AN ECONOMY EXPANDING at an annual rate of 7%-7.5% would be a cause for celebration in many economies right now. In China, it is more likely to be a cause of handwringing than bell ringing.
The annual GDP figure for 2014 is due to be announced on Tuesday. The consensus view of economists whose views get polled for these sorts of things is that fourth-quarter growth will come in at 7.2%, which would put the number for the year at 7.4%.
That would be less than the official target of 7.5% although that has been turned into ‘about 7.5%’ over the course of the past year as the economy has slowed. Anything above 7% would be close enough to count as ‘about’. It is inconceivable, to this Bystander at least, that government statisticians won’t deliver a number that doesn’t have a seven to the left of the decimal point.
The sky probably won’t fall when China’s annual GDP growth falls below 7%, as it one day will. The sky didn’t fall when growth fell below 8%, similarly said at the time to be the rate below which only chaos could ensue.
However, to look at the likely performance of the economy in 2014 and only see one of the two slowest growing years of the past quarter of a century, a period that for decades routinely saw double-digit annual growth, is more than looking at the glass half empty. It is looking at the wrong glass.
The pace of growth that China has enjoyed for nigh on 30 years is no longer sustainable. That is partly a consequence of the law of large numbers. Even at current growth rates, China’s economy expanded by an estimated $680 billion last year, which is more than the entirety or Africa’s largest economy, Nigeria, or a European economy like Switzerland.
To move to its next phase of economic development, China’s economy needs to rebalance towards domestic-demand driven growth and away from investment- and export-led growth. A more moderate pace of growth is inevitable, as it was for Japan and South Korea at similar points in their economic trajectories. President Xi Jinxing has repeatedly signaled that. Only last week Prime Minister Li Keqiang called during a highly symbolic ‘Southern Tour’ for growth “within a proper range”.
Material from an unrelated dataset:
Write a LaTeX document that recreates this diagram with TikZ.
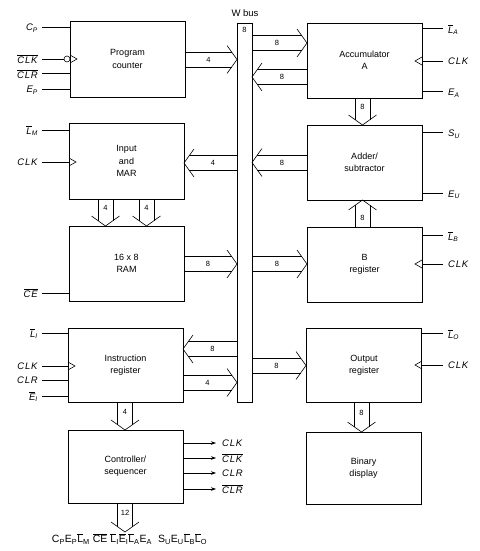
\documentclass[tikz,border=0pt]{standalone}
\usepackage{amsmath}
\usepackage{fontspec}
\setmainfont{Liberation Sans}
\usetikzlibrary{arrows.meta}
\tikzset{
  box/.style={draw, line width=0.9pt, minimum width=115pt, align=center, font=\fontsize{9}{12.3}\selectfont, inner sep=0pt},
  bl/.style={line width=0.6pt},
  sigl/.style={line width=0.6pt},
  lab/.style={font=\fontsize{7.5}{8}\selectfont, inner sep=0pt},
  sigtxt/.style={font=\fontsize{9.5}{10}\selectfont, inner sep=0pt},
}
\newcommand\rbus[4]{%
  \draw[bl] (#1,#3-7.5) -- ({#2-5},#3-7.5) (#1,#3+7.5) -- ({#2-5},#3+7.5);
  \draw[bl] ({#2-10},#3-14) -- (#2,#3) -- ({#2-10},#3+14);
  \node[lab] at ({(#1+#2-5)/2},#3) {#4};}
\newcommand\lbus[4]{%
  \draw[bl] (#1,#3-7.5) -- ({#2+5},#3-7.5) (#1,#3+7.5) -- ({#2+5},#3+7.5);
  \draw[bl] ({#2+10},#3-14) -- (#2,#3) -- ({#2+10},#3+14);
  \node[lab] at ({(#1+#2+5)/2},#3) {#4};}
\newcommand\dbus[4]{%
  \draw[bl] (#3-7.5,#1) -- (#3-7.5,{#2-5}) (#3+7.5,#1) -- (#3+7.5,{#2-5});
  \draw[bl] (#3-14,{#2-10}) -- (#3,#2) -- (#3+14,{#2-10});
  \node[lab] at (#3,{(#1+#2-5)/2-2}) {#4};}
\newcommand\ubus[4]{%
  \draw[bl] (#3-7.5,#1) -- (#3-7.5,{#2+5}) (#3+7.5,#1) -- (#3+7.5,{#2+5});
  \draw[bl] (#3-14,{#2+10}) -- (#3,#2) -- (#3+14,{#2+10});
  \node[lab] at (#3,{(#1+#2+5)/2+2}) {#4};}
\newcommand\sg[2]{$\textit{#1}_{\textit{#2}}$}
\newcommand\sgb[2]{$\overline{\textit{#1}}_{\textit{#2}}$}
\newcommand\clk{\textit{C\kern0.8pt L\kern0.8pt K}}
\newcommand\clr{\textit{C\kern0.8pt L\kern0.8pt R}}
\begin{document}
\begin{tikzpicture}[x=1pt,y=-1pt]
\useasboundingbox (0,0) rectangle (479,551);
% boxes
\node[box, minimum height=76pt] (pc) at (127.5,59) {Program\\counter};
\node[box, minimum height=76pt] (mar) at (126.5,161) {Input\\and\\MAR};
\node[box, minimum height=75pt] (ram) at (126.5,263.5) {16 x 8\\RAM};
\node[box, minimum height=74pt] (ir) at (125.5,365) {Instruction\\register};
\node[box, minimum height=73pt] (ctrl) at (125.5,466.5) {Controller/\\sequencer};
\node[box, minimum height=75pt] (acc) at (364.5,60.5) {Accumulator\\A};
\node[box, minimum height=75pt] (add) at (364.5,162.5) {Adder/\\subtractor};
\node[box, minimum height=75pt] (breg) at (364.5,264.5) {B\\register};
\node[box, minimum height=74pt] (out) at (364,365) {Output\\register};
\node[box, minimum height=72pt] (disp) at (363.5,468) {Binary\\display};
% bus
\node[draw, line width=0.9pt, minimum width=15pt, minimum height=379pt, inner sep=0pt] (bus) at (244.5,212.5) {};
\node[sigtxt] (wbus) at (245,13) {W bus};
\node[lab] (bw) at (244.5,30) {8};
% bus arrows
\rbus{185}{237}{59.5}{4}
\rbus{252}{307}{43}{8}
\lbus{307}{252}{77}{8}
\dbus{98}{125}{362.5}{8}
\lbus{307}{252}{162.5}{8}
\lbus{237}{184}{163}{4}
\dbus{199}{226}{105.5}{4}
\dbus{199}{226}{146.5}{4}
\rbus{184}{237}{264}{8}
\ubus{227}{200}{362.5}{8}
\rbus{252}{307}{264}{8}
\lbus{237}{183}{349}{8}
\rbus{183}{237}{382.5}{4}
\rbus{252}{306}{365.5}{8}
\dbus{402}{430}{125}{4}
\dbus{402}{432}{361.5}{8}
\dbus{503}{532}{125}{12}
% left control inputs
\coordinate (cp) at (42,27); \draw[sigl] (cp) -- (70,27); \node[sigtxt, anchor=east] at (38,28) {\sg{C}{P}};
\draw[sigl] (42,59) -- (64,59); \draw[sigl] (67,59) circle (3);
\draw[sigl] (70,55) -- (77,59) -- (70,63);
\node[sigtxt, anchor=east] at (38,59) {$\overline{\text{\clk}}$};
\draw[sigl] (42,73) -- (70,73); \node[sigtxt, anchor=east] at (38,74) {$\overline{\text{\clr}}$};
\draw[sigl] (42,89) -- (70,89); \node[sigtxt, anchor=east] at (38,90) {\sg{E}{P}};
\draw[sigl] (42,130) -- (69,130); \node[sigtxt, anchor=east] at (38,131) {\sgb{L}{M}};
\draw[sigl] (42,162) -- (69,162); \draw[sigl] (69,158) -- (76,162) -- (69,166);
\node[sigtxt, anchor=east] at (38,162) {\clk};
\draw[sigl] (42,293) -- (69,293); \node[sigtxt, anchor=east] at (38,293) {$\overline{\text{\textit{C\kern0.8pt E}}}$};
\draw[sigl] (42,333) -- (68,333); \node[sigtxt, anchor=east] at (38,334) {\sgb{L}{I}};
\draw[sigl] (42,366) -- (68,366); \draw[sigl] (68,362) -- (75,366) -- (68,370);
\node[sigtxt, anchor=east] at (38,366) {\clk};
\draw[sigl] (42,380) -- (68,380); \node[sigtxt, anchor=east] at (38,380) {\clr};
\draw[sigl] (42,396) -- (68,396); \node[sigtxt, anchor=east] at (38,397) {\sgb{E}{I}};
% right control inputs
\draw[sigl] (422,28) -- (443,28); \node[sigtxt, anchor=west] at (448,30) {\sgb{L}{A}};
\draw[sigl] (422,61) -- (443,61); \draw[sigl] (422,57) -- (415,61) -- (422,65);
\node[sigtxt, anchor=west] at (448,61) {\clk};
\draw[sigl] (422,91) -- (443,91); \node[sigtxt, anchor=west] at (448,93) {\sg{E}{A}};
\draw[sigl] (422,132) -- (443,132); \node[sigtxt, anchor=west] at (448,134) {\sg{S}{U}};
\draw[sigl] (422,193) -- (443,193); \node[sigtxt, anchor=west] at (448,195) {\sg{E}{U}};
\draw[sigl] (422,235) -- (443,235); \node[sigtxt, anchor=west] at (448,237) {\sgb{L}{B}};
\draw[sigl] (422,264) -- (443,264); \draw[sigl] (422,260) -- (415,264) -- (422,268);
\node[sigtxt, anchor=west] at (448,264) {\clk};
\draw[sigl] (422,333) -- (443,333); \node[sigtxt, anchor=west] at (448,335) {\sgb{L}{O}};
\draw[sigl] (422,365) -- (443,365); \draw[sigl] (422,361) -- (415,365) -- (422,369);
\node[sigtxt, anchor=west] at (448,365) {\clk};
% controller outputs
\foreach \yy/\tt in {443/\clk, 458/$\overline{\text{\clk}}$, 473/\clr, 489/$\overline{\text{\clr}}$}{
  \draw[sigl, -{Stealth[length=5pt,width=3.5pt]}] (183,\yy) -- (216,\yy);
  \node[sigtxt, anchor=west] at (222,\yy) {\tt};
}
% bottom signals
\node[font=\fontsize{10.5}{11}\selectfont, inner sep=0pt] (ctl) at (129.5,539)
 {$\text{C}_{\text{P}}\text{E}_{\text{P}}\overline{\text{L}}_{\text{M}}\;\overline{\text{CE}}\;\overline{\text{L}}_{\text{I}}\overline{\text{E}}_{\text{I}}\overline{\text{L}}_{\text{A}}\text{E}_{\text{A}}\;\;\text{S}_{\text{U}}\text{E}_{\text{U}}\overline{\text{L}}_{\text{B}}\overline{\text{L}}_{\text{O}}$};
\end{tikzpicture}
\end{document}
The leaders’ only concern is that the economy does not slow too rapidly in case job losses or other economic or social dislocations undermine, first support for the measures needed to rebalance, and second, but far more importantly the legitimacy of the Party’s claim to monopoly rule which is based on delivering a rising standard of living. McKinsey, the international management consultancy, forecasts that salary rises this year will be the lowest in a decade. Nor can China’s burgeoning middle-class look to flip real estate now the property market bubble has been deflated.
Authorities took a series of targeted measures to stimulate the economy across the course of last year — a surprise interest rate cut, lower reserve requirements and looser loan restrictions. Such measures have continued into this, such as with the latest wad of loan money being made available to banks to lend to rural and small businesses and the ‘direction’ given to the private sector to invest in infrastructure projects.
The accelerated timetables being given to such projects means capital spending, a reported 7 trillion yuan ($1.1 billion) of projects approved in 2014, is greater than the 4 trillion yuan of stimulus monies that were thrown at the economy in the wake of the 2008 global financial crisis. That underlines the continuing struggle the government has in maintaining a balance between its long-term goals of structural economic reform, its medium-term need for fiscal discipline (there is still a shadow banking and local government debt bomb ticking, if less loudly than before) and its short-term imperative to keep the economy – and Party rule – humming along.
The number to the right of the decimal point that we will learn on Tuesday is relatively immaterial to all that.